Pochi fondi? Problemi per le pensioni vitalizie maturate nell’antifascismo
Ornella Pajalich, 84 anni, perseguitata lei e la sua famiglia dalle leggi antiebraiche fasciste, non ha diritto alla pensione di benemerenza che lo Stato riconosce alle vittime delle discriminazioni razziali del regime perché, per la Corte dei conti, può andare a lavorare. La sentenza shock (che contraddice una recentissima direttiva del ministero del Lavoro), depositata proprio nel giorno della Memoria, è la numero uno del 2010 della Prima Sezione di appello presieduta dal giudice Davide Morgante.
La signora Pajalich aveva ottenuto l’assegno di benemerenza in primo grado in quanto il giudice contabile Agostino Basta aveva riconosciuto le discriminazioni subite da lei e, in particolare, dal padre Luigi, “doppio” perseguitato: come ebreo e come antifascista. Luigi Pajalich fu vittima delle leggi razziali e condannato per la sua attività politica contraria al fascismo. Lo dimostrano sentenze di condanne del Tribunale speciale, verbali delle questure fasciste e altri documenti prodotti durante la causa dalla figlia. Secondo il giudice Basta, il cittadino italiano di religione ebraica Luigi Pajalich aveva dunque diritto all’assegno di benemerenza come perseguitato razziale e come antifascista, benemerenza della quale alla sua morte – come previsto dalla normativa sulla reversibilità delle indennità previste per i perseguitati dal fascismo – beneficiò la figlia, anche lei vittima delle leggi razziali.
Ma alla sentenza di primo grado che riconosceva il sussidio alla famiglia Pajalich si è opposto, attraverso l’Avvocatura generale dello Stato, il ministro delle Finanze, che ha presentato ricorso in appello. E il secondo grado della giustizia contabile ha ribaltato la sentenza. “Poiché l’interessata non risulta sia stata riconosciuta inabile a proficuo lavoro dalle competenti Commissioni mediche”, si legge nella motivazione della sentenza, “la Corte dei conti, Sezione prima giurisdizionale centrale, nega il diritto della signora Ornella Pajalich alla reversibilità dell’assegno vitalizio di benemerenza”.

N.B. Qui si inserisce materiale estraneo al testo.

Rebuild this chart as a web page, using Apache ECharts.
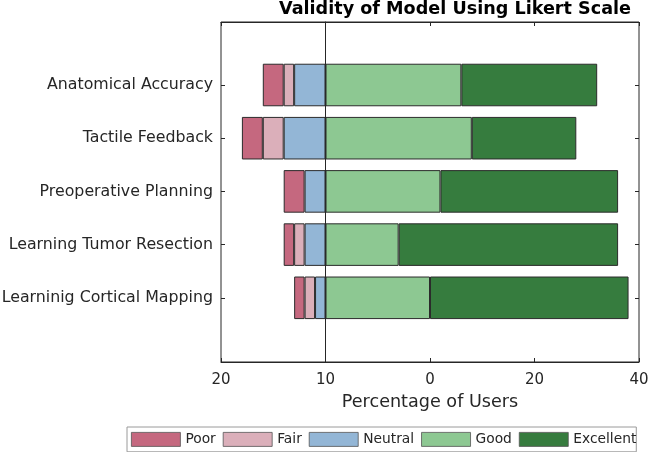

Niente vitalizio, a 84 anni si cerchi un lavoro. Si tratta di una sentenza destinata a fare discutere anche perché contraddice quanto riferito alla Camera, proprio alcuni giorni fa, da Pasquale Viespoli, sottosegretario al Lavoro, in risposta a un’interrogazione presentata dal deputato pdl Fiamma Nirenstein. “Come requisito per la concessione del vitalizio – riferisce il viceministro al Parlamento – per i soggetti di età superiore ai 65 anni è previsto unicamente un limite reddituale escludendosi quindi la sottoposizione a visita medica”.
“Ne risulta – spiega l’avvocato Rafael Levi, esperto di questa materia – che la prima sentenza di appello del 2010 crea un inquietante (e isolato) precedente. Ci chiediamo se c’era davvero bisogno di liquidare in una sola pagina un punto così sofferto e delicato (si tratta di assegni riparatori a coloro che furono perseguitati a causa di atti dello Stato, le leggi razziali e le persecuzioni, non certo di pensioni di guerra, che presuppongono il ben diverso adempimento di un dovere), cui hanno aderito decine di giudici di primo grado, confermato dalla stessa Camera dei deputati, senza almeno rimettere la questione alle Sezioni riunite”.